Comment by Rob on November 24, 2009 at 1:12pm
Don't buy the argument that adding lanes through Oak Park will solve the problems on I-290. The Hillside Strangler was supposed to do the same thing, but after $140M, it did nothing but consume scarce transportation funding. In order to reduce congestion, we need to get people out of their cars. Studies have shown that people traveling the I-290 corridor will use transit if a high quality (reliable, affordable, and reasoanbly direct) alternative exists. The problem is one of accessibility, not one of highway demand exceeding capacity, as the IDOT (and others) would have you believe. Want increased safety (fewer highway accidents and deaths)? Want reduced GHG and toxic tailpipie emmissions? Want enhanced national security through decreased reliance on foreing energy sources? If so, propoerly identify the problem and then advocate for the best solution (rail extension to Oak Brook area, perhaps combined with congestion pricing (tolls) on all lanes of I-290 in order to encrourage even more people to use rail, while at the same time developing a much needed resource to supplement funding for *both* highway and transit operations in the corridor. The federal highway fund is going broke and the fix will undoubtedly be more highway user fees (higher gas tax or fee for each mile you drive annually above and beyond gas tax). Highway remain important, but don't let that cloud the discussion of how best to mee the needs of this heavily congested urban corridor. Be sure to present your written comments and concerns to the Illinois Department of Transportation before December 3rd. http://www.eisenhowerexpressway.com/informed
Comment by pixelmixel on November 24, 2009 at 12:09pm
In the past 20 years, a lot of working class and low income people have moved out of the city to the collar suburbs - mostly due to gentrification. Extending the blue line further west would be great for those who don't own a car and struggle with the bus system, and for commuters who WOULD use the train if it was convenient - it is currently such a pain to get to the train in Forest Park or Oak Park - fighting the Hillside Stranger! - during rush hour!

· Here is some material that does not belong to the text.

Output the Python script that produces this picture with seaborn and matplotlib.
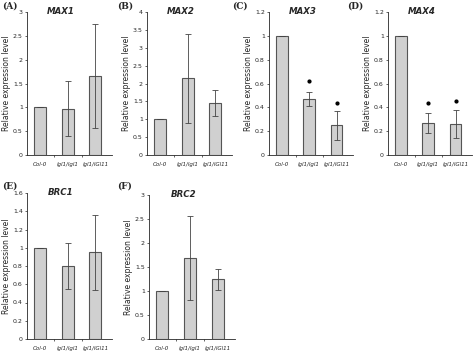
import matplotlib
matplotlib.use("Agg")
import matplotlib.pyplot as plt
import seaborn as sns
import numpy as np

# genotypes on the x axis
genotypes = ["Col-0", "lgl1/lgl1", "lgl1/lGl11"]

# one entry per gene panel
genes = ["MAX1", "MAX2", "MAX3", "MAX4", "BRC1", "BRC2"]
letters = ["(A)", "(B)", "(C)", "(D)", "(E)", "(F)"]

max1_mean = [1.0, 0.97, 1.66]
max1_err = [0.0, 0.58, 1.09]
max2_mean = [1.0, 2.14, 1.46]
max2_err = [0.0, 1.25, 0.36]
max3_mean = [1.0, 0.47, 0.25]
max3_err = [0.0, 0.055, 0.12]
max4_mean = [1.0, 0.27, 0.26]
max4_err = [0.0, 0.085, 0.115]
brc1_mean = [1.0, 0.80, 0.95]
brc1_err = [0.0, 0.25, 0.41]
brc2_mean = [1.0, 1.69, 1.24]
brc2_err = [0.0, 0.88, 0.22]

means = [max1_mean, max2_mean, max3_mean, max4_mean, brc1_mean, brc2_mean]
errs = [max1_err, max2_err, max3_err, max4_err, brc1_err, brc2_err]

# y axis top and tick step
y_max = [3, 4, 1.2, 1.2, 1.6, 3]
y_step = [0.5, 0.5, 0.2, 0.2, 0.2, 0.5]

# significance marks (panel index -> star heights, None = no star)
stars = {2: [None, 0.62, 0.44], 3: [None, 0.44, 0.45]}

# axes boxes in pixels: left, top, right, bottom
W, H = 474, 355
boxes = [(27, 12, 112, 155), (147, 12, 232, 155), (269, 12, 353, 155),
         (388, 12, 472, 155), (27, 193, 112, 339), (149, 195, 235, 339)]
letter_pos = [(2, 6), (117, 6), (232, 6), (347, 6), (2, 186), (117, 186)]

sns.set_style("ticks")
fig = plt.figure(figsize=(W / 100, H / 100), dpi=100)
fig.patch.set_facecolor("white")

for i, gene in enumerate(genes):
    l, t, r, b = boxes[i]
    ax = fig.add_axes([l / W, 1 - b / H, (r - l) / W, (b - t) / H])
    sns.barplot(x=genotypes, y=means[i], color="#d0d0d0", edgecolor="#555555",
                linewidth=0.8, width=0.43, saturation=1, errorbar=None, ax=ax)
    ax.errorbar(range(3), means[i], yerr=errs[i], fmt="none", ecolor="#444444",
                elinewidth=0.6, capsize=2, capthick=0.6)
    if i in stars:
        for xi, sy in enumerate(stars[i]):
            if sy is not None:
                ax.plot(xi, sy, marker="o", color="black", markersize=2)
    ax.set_xlim(-0.47, 2.6)
    ax.set_ylim(0, y_max[i])
    ticks = np.round(np.arange(0, y_max[i] + 1e-9, y_step[i]), 2)
    ax.set_yticks(ticks)
    ax.set_yticklabels([f"{v:g}" for v in ticks], fontsize=4.5)
    ax.set_xticks(range(3))
    ax.set_xticklabels(genotypes, fontsize=4, style="italic")
    ax.set_xticks([0.5, 1.5], minor=True)
    ax.tick_params(axis="x", which="major", length=0, pad=5)
    ax.tick_params(axis="x", which="minor", length=1.5, width=0.5)
    ax.tick_params(axis="y", length=1.5, width=0.5, pad=1.5)
    ax.set_xlabel("")
    ax.set_ylabel("Relative expression level", fontsize=5.5, labelpad=1.5)
    for side in ["top", "right"]:
        ax.spines[side].set_visible(False)
    for side in ["left", "bottom"]:
        ax.spines[side].set_linewidth(0.6)
    ax.text(0.4, 1.0, gene, transform=ax.transAxes, ha="center", va="center",
            fontsize=6.2, fontweight="bold", style="italic")
    lx, ly = letter_pos[i]
    fig.text(lx / W, 1 - ly / H, letters[i], ha="left", va="center",
             fontsize=6.5, fontweight="bold", family="DejaVu Serif")

plt.savefig("out.png", dpi=100, facecolor="white")
plt.close()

Comment by Hank Marquardt on November 24, 2009 at 11:43am
I have to say that both sides are probably right.

It would take 6 lanes each direction to actually *solve* the problem ... but a lot of folks would be quite happy with making it *better* by just getting to 4 each direction through the problem area.

Extending the blue line to Hillside doesn't solve the problem I think that drives this ... Cook/DuPage Commuting (that's me) and all the feeders coming in 88, 294 and the 290 extension ...

Yes it will bring more traffic as people that have choice will pick the faster routes.

I'm all for more/better public transit, but I really don't see avoiding Ike expansion to a consistent width from downtown to Hillside.

Comment by Russ M on November 24, 2009 at 10:30am
I would be surprised if the western burbs want the EL... I mean where exactly would it go? Unless it is s a town like Oak Park, it still doesnt solve the last mile problem that most suburbs have. I don't think most people driving are coming from that close in.
Comment by John Metzger on November 24, 2009 at 10:19am
Here's the thing: If you widen the Eisenhower, you just get more cars using it. So then you need to widen it again. It's a never-ending cyclical problem. A better option is to invest in some serious public transit improvements. I wasn't really looking forward to the city being turned upside-down by the Olympics, but the one thing for which I did hope, if Chicago had landed them, is that they'd have the money to make some significant investments in the public transit system.